PHILIPPINE DEBT ACCORD AGAIN IN JEOPARDY
[Reuters]
Published date: 20th Nov 1987
20 November 1987
Reuters News
English
(c) 1987 Reuters Limited
MANILA, Nov 20 – The Philippines’ restructuring of 13.2 billion dollars of foreign debt has again been plunged into uncertainty following calls from a leading senator for the abrogation of a July agreement with the country’s creditor banks.
Senator Alberto Romulo, Chairman of the Senate’s Committee on Banking, Currency and Financial Institutions, told a news conference that Manila must negotiate a new accord subject to congressional and public approval.
His remarks were made amid a race to get all of Manila’s 483 creditor banks to sign the accord by year’s end.
Finance Secretary-designate Vicente Jayme said last Saturday that the banks have agreed to extend the original deadline for signing the accord of November 15 to December 22.
Failure to sign the accord will cancel a key clause backdating lower interest spreads to January 1, 1987. The pact rescheduled 10.3 billion dollars of debt over 17 years at 7/8 points over the London Interbank Offered Rate and reduced interest on a 2.9 billion dollar trade facility.
“We should renegotiate the debt accord and forego the signing of the restructuring agreement. It is the prerogative of Congress to set the (debt) policy and (since) it has not yet finalised the debt policy there is no basis for renegotiation,” Romulo said,
His statement revived moves in the Congress in August and September to put a cap on debt servicing. The moves lost momentum after President Corazon Aquino pledged in an October 20 speech to honour the restructuring agreement.
Romulo quoted National Economic and Development Authority (NEDA) figures to say the country would be paying a net 18.2 billion dollars in the 1987/92 period in debt servicing and would suffer a financing gap of 7.7 billion dollars.
“With the haemorrhaging of funds for debt servicing, economic recovery is not possible,” said Romulo, a former budget minister under President Aquino.
He said the government should hold public hearings to inform Filipinos about the consequences of the debt accord.

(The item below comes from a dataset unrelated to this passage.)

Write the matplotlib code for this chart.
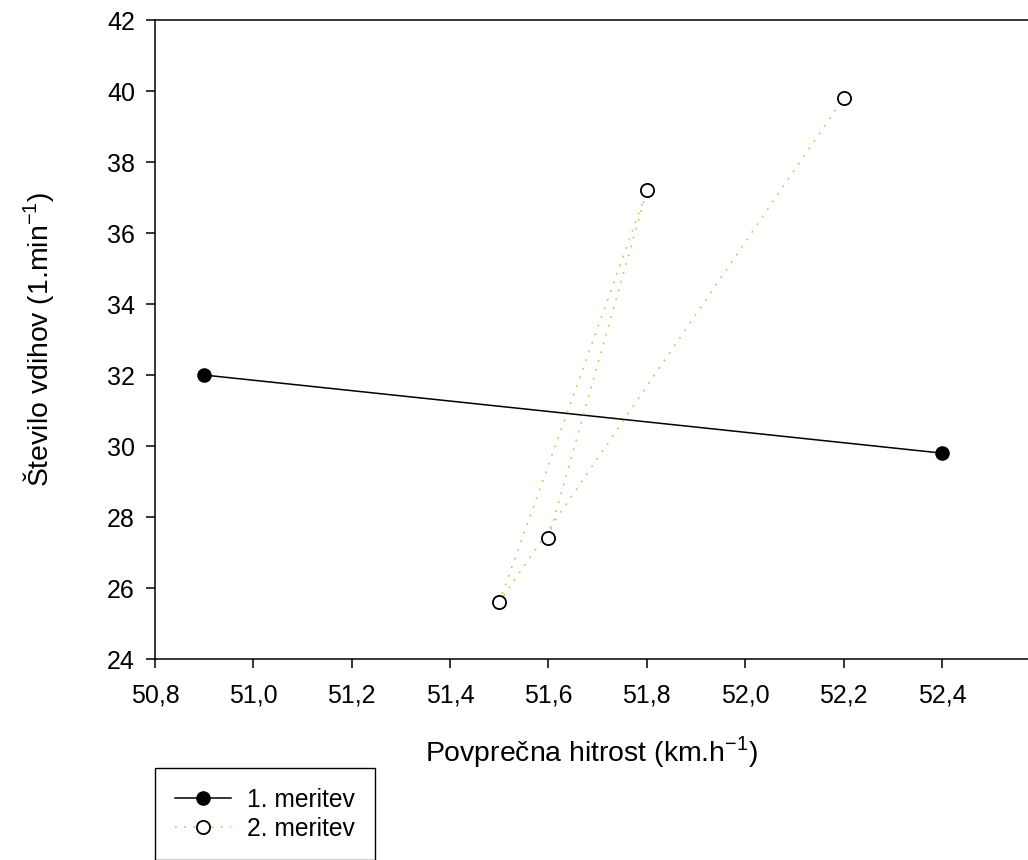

Romulo charged that Brazil, which earlier this year suspended interest payments on 68 billion dollars of foreign debt, would be paying only 518 million dollars in interest in 1987 under a recent agreement with its creditor banks while the Philippines with a total foreign debt of 28.95 billion dollars would pay 2.1 billion dollars in interest this year.
In addition, Romulo said, the Senate had not yet passed the country’s 1988 budget which includes debt-Service allocations.
He said Jayme, still awaiting congressional confirmation more than two months after he was nominated to the post by Aquino, must also make clear his stand on the debt Issue.
Romulo said he was not suggesting outright debt repudiation but favoured a “debt relief option”. He also favours a new negotiating team which “will not adhere to the classical approach of debt restructuring.”
“Floating interest rates in lending countries and the vagaries of currency fluctuations will always work against debtor countries. The only realistic recourse is to reduce the cash outflow,” Romulo said.
Foreign bankers have warned that a debt repudiation by Manila could trigger wide-ranging sanctions by creditor banks, including the seizure of Philippine assets abroad.
A senior foreign banker close to the negotiations told Reuters that Romulo’s remarks would merely discourage five creditor banks that still have to sign the debt accord.
The banker said in a bid to establish its sincerity the Philippine government had a week ago transferred 37 million dollars to its creditors, representing the first of three token annual prepayments on a 925 million dollar new-money loan granted in 1985.
“If the latest Senate rumbles are not quickly squashed, we are not going to get past the December 22 deadline,” the banker said. “That means Manila will have paid 37 million dollars and another 93 million dollars in extra interest payments for 1987.”